10557 Cross-Cultural Psychology 1

Credits: 6 advanced credits in Psychology

Prerequisites: 36 credits, including Introduction to Psychology; Social Psychology; Introduction to Statistics for Students of Social Sciences I; Introduction to Statistics for Students of Social Sciences II; Research Methods in Social Sciences; Research Experience, Regression Analysis and Analysis of Variance and Participation in Psychological and Educational Research. Students must also fulfill all English requirements and take bibliographic instruction in the Library.

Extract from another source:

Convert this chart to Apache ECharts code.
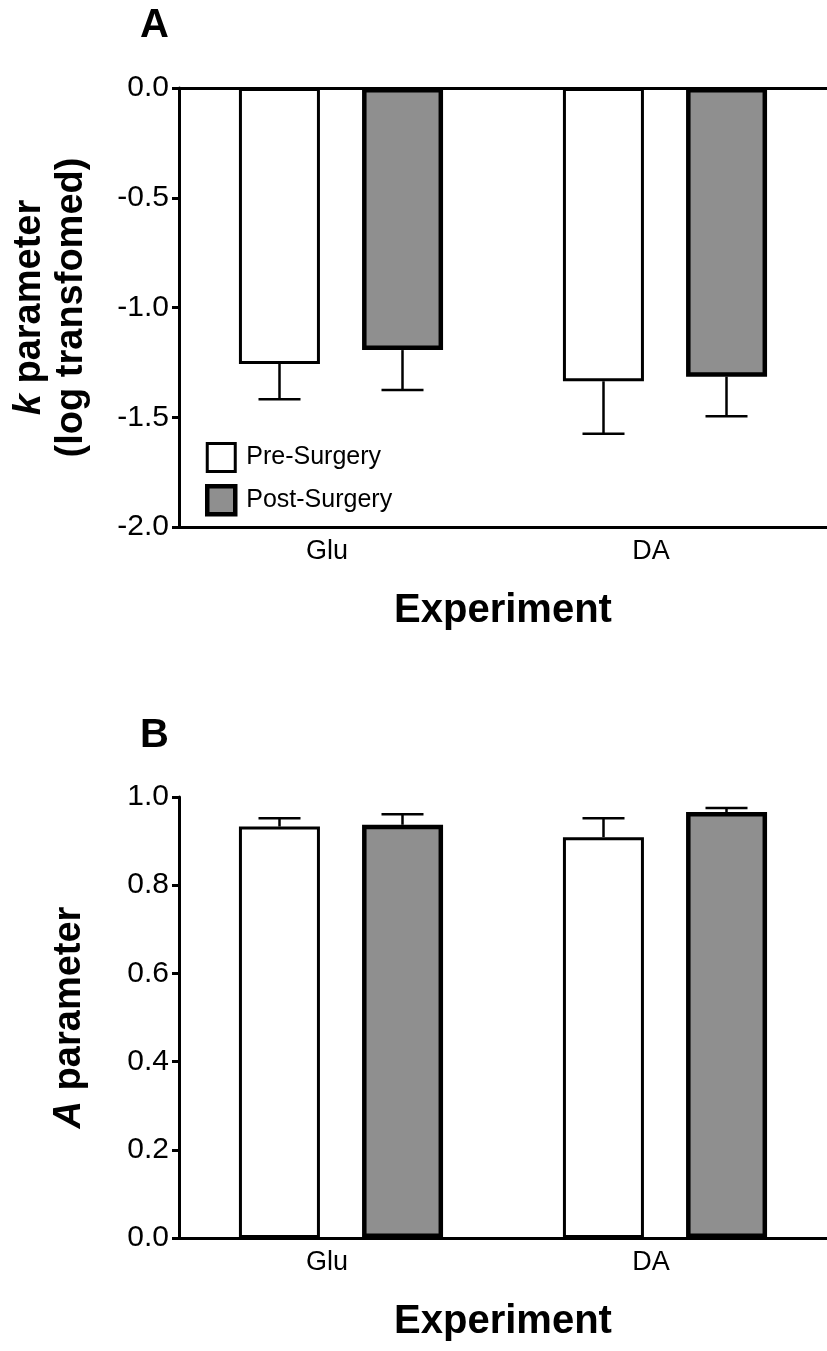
<!DOCTYPE html>
<html><head><meta charset="utf-8">
<script src="https://cdn.jsdelivr.net/npm/echarts@6/dist/echarts.min.js"></script>
<style>html,body{margin:0;padding:0;background:#fff}#c{width:827px;height:1351px}</style>
</head><body><div id="c"></div>
<script>
const categories = ['Glu', 'DA'];
const seriesNames = ['Pre-Surgery', 'Post-Surgery'];
// Panel A: k parameter (log transformed)
const kPre = [-1.257, -1.336];
const kPost = [-1.194, -1.315];
const kPreSem = [0.161, 0.239];
const kPostSem = [0.182, 0.181];
const kTicks = [-2.0, -1.5, -1.0, -0.5, 0.0];
// Panel B: A parameter
const aPre = [0.933, 0.909];
const aPost = [0.937, 0.966];
const aPreSem = [0.019, 0.043];
const aPostSem = [0.024, 0.009];
const aTicks = [0.0, 0.2, 0.4, 0.6, 0.8, 1.0];

const FONT = '"Liberation Sans", Arial, sans-serif';
const BAR_W = 81, OFFSET = 61.5, CAP = 21;
const POST_COLOR = '#8f8f8f';

function errSeries(name, xi, vals, sems, dir, off) {
  return {
    type: 'custom', name: name, xAxisIndex: xi, yAxisIndex: xi, z: 1,
    data: vals.map((v, i) => [i, v, sems[i]]),
    renderItem: function (params, api) {
      const v = api.value(1), s = api.value(2);
      const p0 = api.coord([api.value(0), v]);
      const p1 = api.coord([api.value(0), v + dir * s]);
      const x = p0[0] + off;
      const st = { stroke: '#000', lineWidth: 2.5 };
      return { type: 'group', children: [
        { type: 'line', shape: { x1: x, y1: p0[1], x2: x, y2: p1[1] }, style: st },
        { type: 'line', shape: { x1: x - CAP, y1: p1[1], x2: x + CAP, y2: p1[1] }, style: st }
      ]};
    }
  };
}

function xAx(idx) {
  return {
    type: 'category', gridIndex: idx, data: categories,
    position: 'bottom',
    axisLine: { onZero: false, lineStyle: { color: '#000', width: 3 } },
    axisTick: { alignWithLabel: true, length: 8, lineStyle: { color: '#000', width: 3 } },
    axisLabel: { color: '#000', fontSize: 27, fontFamily: FONT, margin: 11, padding: [0, 28, 0, 0] },
    name: 'Experiment', nameLocation: 'middle', nameGap: 64,
    nameTextStyle: { color: '#000', fontSize: 40, fontWeight: 'bold', fontFamily: FONT }
  };
}
function yAx(idx, min, max, interval, nameRich, gap) {
  return {
    type: 'value', gridIndex: idx, min: min, max: max, interval: interval,
    axisLine: { show: true, lineStyle: { color: '#000', width: 3 } },
    axisTick: { show: true, length: 7, lineStyle: { color: '#000', width: 3 } },
    splitLine: { show: false },
    axisLabel: { color: '#000', fontSize: 30, fontFamily: FONT, margin: 10,
      formatter: v => v.toFixed(1) },
    name: nameRich, nameLocation: 'middle', nameRotate: 90, nameGap: gap,
    nameTextStyle: { color: '#000', fontFamily: FONT, lineHeight: 42,
      rich: {
        i: { fontSize: 38, fontWeight: 'bold', fontStyle: 'italic', fontFamily: FONT, color: '#000', lineHeight: 42 },
        b: { fontSize: 38, fontWeight: 'bold', fontFamily: FONT, color: '#000', lineHeight: 42 }
      } }
  };
}

const chart = echarts.init(document.getElementById('c'), null, { renderer: 'canvas' });
chart.setOption({
  backgroundColor: '#fff',
  animation: false,
  grid: [
    { left: 179, top: 88, width: 660, height: 439 },
    { left: 179, top: 797, width: 660, height: 441 }
  ],
  xAxis: [xAx(0), xAx(1)],
  yAxis: [
    yAx(0, kTicks[0], kTicks[kTicks.length - 1], 0.5, '{i|k}{b| parameter}\n{b|(log transfomed)}', 86),
    yAx(1, aTicks[0], aTicks[aTicks.length - 1], 0.2, '{i|A}{b| parameter}', 88)
  ],
  legend: {
    orient: 'vertical', left: 200, top: 437, itemWidth: 28, itemHeight: 28, itemGap: 11,
    icon: 'rect',
    textStyle: { color: '#000', fontSize: 25, fontFamily: FONT, padding: [0, 0, 0, 6] },
    data: [
      { name: seriesNames[0], itemStyle: { color: '#fff', borderColor: '#000', borderWidth: 3 } },
      { name: seriesNames[1], itemStyle: { color: POST_COLOR, borderColor: '#000', borderWidth: 4.5 } }
    ]
  },
  graphic: [
    { type: 'text', left: 140, top: 6, style: { text: 'A', font: 'bold 40px ' + FONT, fill: '#000' } },
    { type: 'text', left: 140, top: 716, style: { text: 'B', font: 'bold 40px ' + FONT, fill: '#000' } }
  ],
  series: [
    { type: 'bar', name: seriesNames[0], xAxisIndex: 0, yAxisIndex: 0, data: kPre,
      barWidth: BAR_W, barGap: '52%', z: 2,
      itemStyle: { color: '#fff', borderColor: '#000', borderWidth: 3 },
      markLine: { silent: true, symbol: 'none', label: { show: false },
        lineStyle: { color: '#000', width: 3, type: 'solid' }, data: [{ yAxis: 0 }] } },
    { type: 'bar', name: seriesNames[1], xAxisIndex: 0, yAxisIndex: 0, data: kPost,
      barWidth: BAR_W, barGap: '52%', z: 2,
      itemStyle: { color: POST_COLOR, borderColor: '#000', borderWidth: 4.5 } },
    errSeries(seriesNames[0], 0, kPre, kPreSem, -1, -OFFSET),
    errSeries(seriesNames[1], 0, kPost, kPostSem, -1, OFFSET),
    { type: 'bar', name: seriesNames[0], xAxisIndex: 1, yAxisIndex: 1, data: aPre,
      barWidth: BAR_W, barGap: '52%', z: 2,
      itemStyle: { color: '#fff', borderColor: '#000', borderWidth: 3 } },
    { type: 'bar', name: seriesNames[1], xAxisIndex: 1, yAxisIndex: 1, data: aPost,
      barWidth: BAR_W, barGap: '52%', z: 2,
      itemStyle: { color: POST_COLOR, borderColor: '#000', borderWidth: 4.5 } },
    errSeries(seriesNames[0], 1, aPre, aPreSem, 1, -OFFSET),
    errSeries(seriesNames[1], 1, aPost, aPostSem, 1, OFFSET)
  ]
});
</script>
</body></html>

Recommended: Introduction to Sociology; Introduction to Anthropology

The course is based on a reader edited by Sonia Roccas

One of the central questions in cross-cultural psychology is that of the universality of psychological processes. Do phenomena, which have been intensively studied in the West, exist in other cultures? What is the significance for basic psychological processes of evidence of cross-cultural differences? This course deals with various topics central to a cross-cultural approach to psychological research. It surveys cross-cultural studies that examined the concept of self, ethical development, aggression, cooperation and processes of attribution, with special emphasis on differences between people in different cultures. In addition, the course deals with the implications of meetings between people from different cultures and their influence on individuals and groups.

1Students may write a seminar paper in this course, although it is not required.